Edge Probability Graph Models Beyond Edge Independency: Concepts, Analyses, and Algorithms

TL;DR

This paper introduces a novel edge-dependent graph model framework called binding, which better captures real-world graph patterns while maintaining tractability and variability, surpassing traditional edge-independent models.

Contribution

It proposes a new theoretical framework and algorithms for edge-dependent graph models that improve pattern reproduction and variability while remaining computationally feasible.

Findings

Binding preserves output variability and reproduces common graph patterns.

RGMs with binding outperform edge-independent models in empirical tests.

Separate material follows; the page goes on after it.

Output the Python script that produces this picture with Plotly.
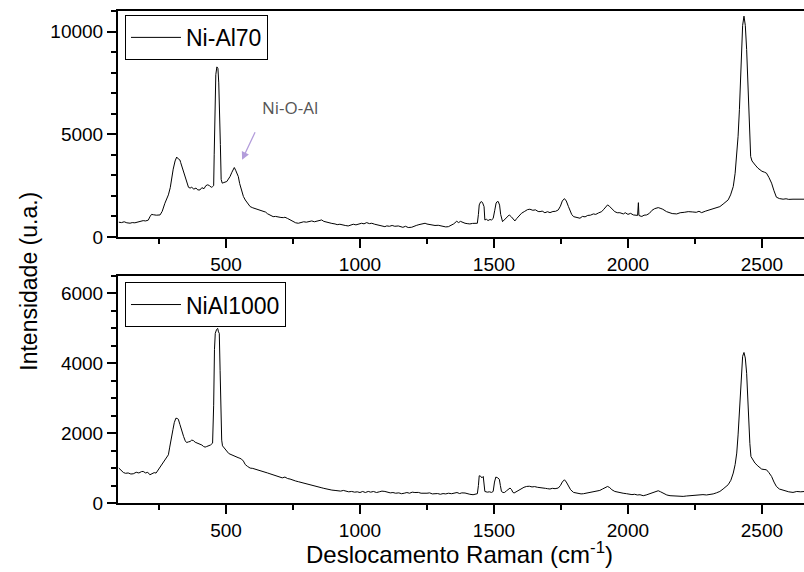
import plotly.graph_objects as go

# Ni-Al70 spectrum (Raman shift cm-1, intensity a.u.)
x_top = [100,110,120,130,142,150,160,170,180,191,200,210,216,222,230,240,254,262,272,280,285,292,297,303,310,316,322,328,331,338,347,355,360,366,372,380,388,395,403,410,418,425,432,438,445,450,454,456,459,462,466,470,473,476,479,482,486,492,498,503,509,515,522,527,531,536,541,546,551,558,565,572,580,590,600,610,620,630,639,648,655,665,676,685,695,705,714,720,730,740,750,760,770,780,790,800,810,820,830,840,850,857,865,875,885,895,907,915,925,935,945,956,965,975,985,995,1006,1015,1025,1035,1044,1055,1065,1075,1085,1093,1100,1110,1120,1130,1143,1150,1160,1170,1180,1193,1200,1210,1220,1230,1243,1250,1260,1270,1280,1292,1300,1310,1320,1330,1340,1350,1361,1368,1375,1385,1392,1400,1410,1420,1430,1438,1442,1445,1450,1454,1458,1463,1466,1472,1478,1485,1491,1497,1503,1508,1512,1516,1521,1525,1532,1540,1550,1557,1565,1572,1578,1585,1595,1603,1615,1625,1634,1645,1655,1665,1672,1680,1690,1700,1709,1720,1730,1740,1748,1755,1763,1770,1778,1785,1790,1797,1805,1812,1821,1830,1840,1850,1860,1871,1880,1890,1902,1910,1917,1924,1932,1940,1951,1960,1970,1983,1990,2000,2010,2020,2030,2036,2039,2041,2045,2052,2060,2070,2080,2090,2100,2113,2120,2130,2144,2155,2165,2182,2195,2210,2225,2240,2255,2265,2275,2290,2306,2320,2330,2343,2355,2365,2374,2383,2393,2400,2406,2411,2416,2420,2424,2428,2433,2438,2443,2447,2450,2454,2458,2463,2468,2475,2485,2493,2500,2510,2517,2526,2536,2545,2554,2565,2579,2590,2600,2616,2630,2645,2660]
y_top = [720,700,740,690,670,700,690,720,740,795,780,820,980,1100,1080,1060,1073,1250,1640,1850,2050,2400,2860,3300,3700,3890,3800,3750,3620,3300,2940,2600,2420,2380,2420,2330,2380,2290,2290,2400,2350,2500,2540,2500,2420,2450,2500,4000,6500,7900,8280,8200,7500,6400,4500,2800,2620,2650,2700,2700,2820,2940,3150,3300,3380,3250,3100,2940,2600,2250,1970,1800,1650,1480,1420,1380,1330,1270,1234,1210,1130,1080,990,1000,960,950,941,960,900,820,760,690,668,700,740,720,760,780,740,770,800,829,760,720,690,660,634,600,620,580,560,537,560,620,590,640,668,640,700,650,668,620,580,560,530,502,540,520,560,520,537,500,470,520,460,473,520,560,600,640,668,630,600,580,560,570,540,520,490,502,560,640,766,700,760,700,668,650,634,660,650,668,1100,1560,1700,1722,1650,1478,829,860,800,850,829,900,1300,1650,1720,1722,1550,1100,746,860,1020,1073,980,860,780,900,1060,1156,1250,1330,1351,1300,1320,1240,1234,1260,1180,1230,1185,1240,1250,1317,1500,1750,1868,1750,1478,1250,1100,990,960,920,912,1000,980,1050,1060,1122,1100,1170,1234,1350,1480,1561,1480,1370,1234,1180,1180,1122,1180,1100,1150,1073,1080,1050,1670,1050,1024,1000,1060,1073,1150,1300,1380,1429,1400,1350,1234,1170,1140,1122,1180,1200,1234,1220,1200,1250,1185,1260,1317,1380,1420,1478,1600,1700,1805,2050,2454,3100,3917,4900,6195,7900,9449,10300,10750,10300,9122,7600,6195,5000,3917,3700,3595,3500,3350,3268,3200,3150,3107,2900,2620,2250,1937,1870,1839,1860,1830,1839,1850,1830,1839]

# NiAl1000 spectrum
x_bot = [100,105,110,117,125,135,145,154,165,175,185,191,200,208,216,225,232,239,248,255,260,268,277,285,290,294,297,302,307,313,318,322,328,335,342,348,353,360,366,372,378,385,392,398,403,410,416,422,428,435,442,450,454,457,460,465,469,472,475,478,481,484,487,495,503,510,515,520,527,535,545,552,558,565,572,580,590,600,610,620,627,635,645,655,664,675,685,695,701,710,720,730,739,750,760,770,782,792,802,812,822,834,844,855,865,875,885,895,907,917,928,938,948,958,969,980,990,1000,1010,1020,1031,1040,1050,1062,1072,1082,1093,1103,1113,1123,1133,1145,1155,1165,1175,1185,1195,1205,1218,1228,1240,1250,1260,1270,1280,1290,1300,1310,1320,1330,1342,1352,1362,1372,1380,1392,1400,1410,1422,1430,1438,1442,1445,1450,1455,1460,1463,1466,1475,1483,1491,1497,1502,1507,1514,1520,1524,1528,1534,1540,1547,1554,1560,1566,1570,1575,1582,1590,1597,1605,1612,1622,1632,1642,1652,1662,1672,1682,1692,1700,1709,1718,1728,1740,1748,1755,1763,1770,1778,1786,1797,1807,1815,1825,1834,1845,1855,1865,1875,1884,1895,1905,1914,1924,1932,1940,1951,1960,1970,1982,1995,2005,2015,2025,2035,2045,2057,2068,2080,2090,2100,2113,2122,2132,2145,2157,2170,2182,2195,2206,2218,2230,2243,2256,2268,2280,2293,2306,2318,2330,2343,2355,2365,2374,2384,2393,2400,2406,2411,2416,2420,2424,2428,2433,2438,2443,2447,2450,2455,2459,2466,2474,2485,2492,2499,2508,2517,2526,2536,2545,2554,2565,2579,2590,2600,2616,2630,2645,2660]
y_bot = [1000,960,900,874,850,860,830,837,880,860,900,903,860,880,808,850,870,857,960,1020,1094,1180,1280,1380,1600,1800,1886,2100,2300,2428,2420,2400,2250,2046,1900,1780,1731,1750,1760,1800,1789,1740,1720,1700,1694,1660,1620,1600,1617,1640,1660,1714,2800,4400,4857,4971,5000,4900,4857,3800,2380,1800,1637,1550,1474,1420,1400,1380,1351,1320,1300,1280,1257,1200,1100,1050,1000,990,970,950,931,920,890,860,837,810,780,760,743,720,743,700,686,650,630,610,589,560,540,530,510,490,474,440,420,400,390,370,360,350,340,360,330,320,331,310,320,300,330,300,331,310,330,300,320,340,331,310,290,300,280,290,266,280,300,280,310,300,303,280,270,280,290,260,266,270,250,270,260,280,266,290,300,270,290,286,260,250,237,250,266,500,780,770,720,760,600,331,310,320,303,330,600,743,720,680,500,331,300,303,350,400,429,380,310,286,320,360,380,420,450,474,480,460,470,450,446,430,420,410,400,420,410,429,500,600,666,600,474,380,303,280,270,260,266,280,300,310,320,331,360,400,440,474,440,380,331,310,300,280,266,250,240,250,230,237,209,230,260,300,330,351,320,270,230,209,200,210,190,189,200,210,220,237,230,240,230,237,260,290,331,400,460,523,650,857,1100,1429,1950,2571,3300,3903,4200,4310,4150,3714,3000,2380,1700,1331,1230,1143,1060,1000,971,960,951,870,760,600,474,400,360,330,320,303,330,320,331]

x_ticks = [500, 1000, 1500, 2000, 2500]
y_ticks_top = [0, 5000, 10000]
y_ticks_bot = [0, 2000, 4000, 6000]
name_top = "Ni-Al70"
name_bot = "NiAl1000"

FONT = "Liberation Sans, Arial, sans-serif"

fig = go.Figure()
fig.add_trace(go.Scatter(x=x_top, y=y_top, mode="lines", name=name_top,
                         line=dict(color="black", width=1), xaxis="x", yaxis="y",
                         legend="legend"))
fig.add_trace(go.Scatter(x=x_bot, y=y_bot, mode="lines", name=name_bot,
                         line=dict(color="black", width=1), xaxis="x2", yaxis="y2",
                         legend="legend2"))

xrange = [97, 2657]
common_x = dict(range=xrange, tickvals=x_ticks, ticks="outside", ticklen=9, tickwidth=1.5,
                tickcolor="black", showline=True, linecolor="black", linewidth=2,
                mirror=True, showgrid=False, zeroline=False,
                tickfont=dict(family=FONT, size=19, color="black"),
                minor=dict(dtick=250, tick0=0, ticks="outside", ticklen=5, tickwidth=1.5,
                           tickcolor="black", showgrid=False))
common_y = dict(ticks="outside", ticklen=9, tickwidth=1.5, tickcolor="black",
                showline=True, linecolor="black", linewidth=2, mirror=False,
                showgrid=False, zeroline=False, tickformat="d",
                tickfont=dict(family=FONT, size=19, color="black"))

legend_style = dict(xanchor="left", yanchor="top", bordercolor="black", borderwidth=1,
                    bgcolor="white", font=dict(family=FONT, size=23, color="black"),
                    itemwidth=50, tracegroupgap=0)

fig.update_layout(
    width=804, height=572,
    margin=dict(l=118, r=0, t=11, b=69),
    plot_bgcolor="white", paper_bgcolor="white",
    xaxis=dict(domain=[0, 1], anchor="y", **common_x),
    yaxis=dict(domain=[0.5407, 1], anchor="x", range=[0, 11000],
               tickvals=y_ticks_top,
               minor=dict(dtick=1000, tick0=0, ticks="outside", ticklen=5, tickwidth=1.5,
                          tickcolor="black", showgrid=False),
               **common_y),
    xaxis2=dict(domain=[0, 1], anchor="y2", **common_x),
    yaxis2=dict(domain=[0, 0.4614], anchor="x2", range=[0, 6500],
                tickvals=y_ticks_bot,
                minor=dict(dtick=500, tick0=0, ticks="outside", ticklen=5, tickwidth=1.5,
                           tickcolor="black", showgrid=False),
                **common_y),
    legend=dict(x=0.0102, y=0.992, **legend_style),
    legend2=dict(x=0.0102, y=0.449, **legend_style),
    showlegend=True,
)

# Annotation arrow and label on top panel
fig.add_annotation(x=560, y=3756, xref="x", yref="y", text=" ", showarrow=True,
                   ax=16, ay=-34, axref="pixel", ayref="pixel",
                   arrowcolor="#b39ddb", arrowwidth=1.3, arrowhead=2, arrowsize=1.2)
fig.add_annotation(x=739, y=6290, xref="x", yref="y", text="Ni-O-Al", showarrow=False,
                   font=dict(family="Open Sans", size=17, color="#555555"))

# Axis titles
fig.add_annotation(x=0.4985, y=-0.1016, xref="paper", yref="paper",
                   text="Deslocamento Raman (cm<sup>-1</sup>)", showarrow=False,
                   xanchor="center", yanchor="middle",
                   font=dict(family=FONT, size=24, color="black"))
fig.add_annotation(x=-0.131, y=0.45, xref="paper", yref="paper",
                   text="Intensidade (u.a.)", showarrow=False, textangle=-90,
                   xanchor="center", yanchor="middle",
                   font=dict(family=FONT, size=23, color="black"))

fig.write_html("out.html")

Closed-form results for subgraph densities are derived.

Abstract

Desirable random graph models (RGMs) should (i) reproduce common patterns in real-world graphs (e.g., power-law degrees, small diameters, and high clustering), (ii) generate variable (i.e., not overly similar) graphs, and (iii) remain tractable to compute and control graph statistics. A common class of RGMs (e.g., Erdos-Renyi and stochastic Kronecker) outputs edge probabilities, so we need to realize (i.e., sample from) the output edge probabilities to generate graphs. Typically, the existence of each edge is assumed to be determined independently, for simplicity and tractability. However, with edge independency, RGMs provably cannot produce high subgraph densities and high output variability simultaneously. In this work, we explore RGMs beyond edge independence that can better reproduce common patterns while maintaining high tractability and variability. Theoretically, we propose an edge-dependent realization (i.e., sampling) framework called binding that provably preserves output variability, and derive closed-form tractability results on subgraph (e.g., triangle) densities. Practically, we propose algorithms for graph generation with binding and parameter fitting of binding. Our empirical results demonstrate that RGMs with binding exhibit high tractability and well reproduce common patterns, significantly improving upon edge-independent RGMs.